### Set exercise
Your task is to transcribe all of the data below exactly, omitting the images.

* START Collected data *

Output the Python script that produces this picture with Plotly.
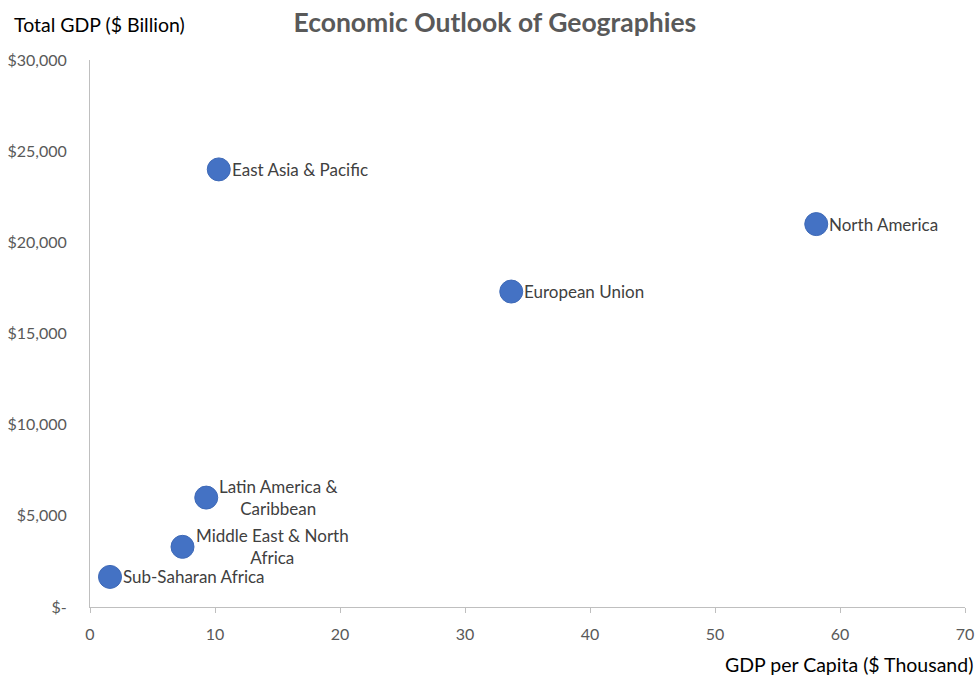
import plotly.graph_objects as go

regions = ["East Asia & Pacific", "North America", "European Union",
           "Latin America &<br>Caribbean", "Middle East & North<br>Africa", "Sub-Saharan Africa"]
gdp_per_capita = [10.3, 58.1, 33.7, 9.3, 7.4, 1.6]
total_gdp = [24000, 21000, 17300, 6000, 3300, 1650]

x_ticks = [0, 10, 20, 30, 40, 50, 60, 70]
y_ticks = [0, 5000, 10000, 15000, 20000, 25000, 30000]
y_tick_labels = ["$-", "$5,000", "$10,000", "$15,000", "$20,000", "$25,000", "$30,000"]

FONT = "Lato, Open Sans, sans-serif"
GREY = "#595959"

fig = go.Figure()
fig.add_trace(go.Scatter(
    x=gdp_per_capita, y=total_gdp, mode="markers",
    marker=dict(size=23, color="#4472C4", line=dict(color="#3F6AB7", width=1)),
    hoverinfo="skip", showlegend=False,
))

for name, xv, yv in zip(regions, gdp_per_capita, total_gdp):
    fig.add_annotation(x=xv, y=yv, text=name, showarrow=False,
                       xanchor="left", yanchor="middle", xshift=11, align="center",
                       font=dict(family=FONT, size=17, color="#404040"))

fig.update_layout(
    width=978, height=678,
    margin=dict(l=90, r=13, t=60, b=71),
    paper_bgcolor="white", plot_bgcolor="white",
    font=dict(family=FONT, color=GREY),
    title=dict(text="<b>Economic Outlook of Geographies</b>", x=0.506, xanchor="center",
               y=0.967, yanchor="middle", font=dict(family=FONT, size=26.5, color=GREY)),
    xaxis=dict(range=[0, 70], tickvals=x_ticks, showgrid=False, zeroline=False,
               showline=True, linecolor="#BFBFBF", linewidth=1, automargin=False,
               ticks="outside", ticklen=5, tickcolor="#BFBFBF", ticklabelstandoff=8,
               tickfont=dict(family=FONT, size=16, color=GREY)),
    yaxis=dict(range=[0, 30000], tickvals=y_ticks, ticktext=y_tick_labels, showgrid=False,
               zeroline=False, showline=True, linecolor="#BFBFBF", linewidth=1,
               ticks="", ticklabelstandoff=19, automargin=False,
               tickfont=dict(family=FONT, size=16, color=GREY)),
)

fig.add_annotation(text="Total GDP ($ Billion)", xref="paper", yref="paper",
                   x=-0.0891, y=1.064, xanchor="left", yanchor="middle", showarrow=False,
                   font=dict(family=FONT, size=19.5, color="#000000"))
fig.add_annotation(text="GDP per Capita ($ Thousand)", xref="paper", yref="paper",
                   x=1.0114, y=-0.106, xanchor="right", yanchor="middle", showarrow=False,
                   font=dict(family=FONT, size=19.5, color="#000000"))

fig.write_html("out.html", config={"displayModeBar": False},
               post_script="document.body.style.margin='0';")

* END Collected data *

### Response to the exercise
Output the Python script that produces this picture with Plotly.
import plotly.graph_objects as go

regions = ["East Asia & Pacific", "North America", "European Union",
           "Latin America &<br>Caribbean", "Middle East & North<br>Africa", "Sub-Saharan Africa"]
gdp_per_capita = [10.3, 58.1, 33.7, 9.3, 7.4, 1.6]
total_gdp = [24000, 21000, 17300, 6000, 3300, 1650]

x_ticks = [0, 10, 20, 30, 40, 50, 60, 70]
y_ticks = [0, 5000, 10000, 15000, 20000, 25000, 30000]
y_tick_labels = ["$-", "$5,000", "$10,000", "$15,000", "$20,000", "$25,000", "$30,000"]

FONT = "Lato, Open Sans, sans-serif"
GREY = "#595959"

fig = go.Figure()
fig.add_trace(go.Scatter(
    x=gdp_per_capita, y=total_gdp, mode="markers",
    marker=dict(size=23, color="#4472C4", line=dict(color="#3F6AB7", width=1)),
    hoverinfo="skip", showlegend=False,
))

for name, xv, yv in zip(regions, gdp_per_capita, total_gdp):
    fig.add_annotation(x=xv, y=yv, text=name, showarrow=False,
                       xanchor="left", yanchor="middle", xshift=11, align="center",
                       font=dict(family=FONT, size=17, color="#404040"))

fig.update_layout(
    width=978, height=678,
    margin=dict(l=90, r=13, t=60, b=71),
    paper_bgcolor="white", plot_bgcolor="white",
    font=dict(family=FONT, color=GREY),
    title=dict(text="<b>Economic Outlook of Geographies</b>", x=0.506, xanchor="center",
               y=0.967, yanchor="middle", font=dict(family=FONT, size=26.5, color=GREY)),
    xaxis=dict(range=[0, 70], tickvals=x_ticks, showgrid=False, zeroline=False,
               showline=True, linecolor="#BFBFBF", linewidth=1, automargin=False,
               ticks="outside", ticklen=5, tickcolor="#BFBFBF", ticklabelstandoff=8,
               tickfont=dict(family=FONT, size=16, color=GREY)),
    yaxis=dict(range=[0, 30000], tickvals=y_ticks, ticktext=y_tick_labels, showgrid=False,
               zeroline=False, showline=True, linecolor="#BFBFBF", linewidth=1,
               ticks="", ticklabelstandoff=19, automargin=False,
               tickfont=dict(family=FONT, size=16, color=GREY)),
)

fig.add_annotation(text="Total GDP ($ Billion)", xref="paper", yref="paper",
                   x=-0.0891, y=1.064, xanchor="left", yanchor="middle", showarrow=False,
                   font=dict(family=FONT, size=19.5, color="#000000"))
fig.add_annotation(text="GDP per Capita ($ Thousand)", xref="paper", yref="paper",
                   x=1.0114, y=-0.106, xanchor="right", yanchor="middle", showarrow=False,
                   font=dict(family=FONT, size=19.5, color="#000000"))

fig.write_html("out.html", config={"displayModeBar": False},
               post_script="document.body.style.margin='0';")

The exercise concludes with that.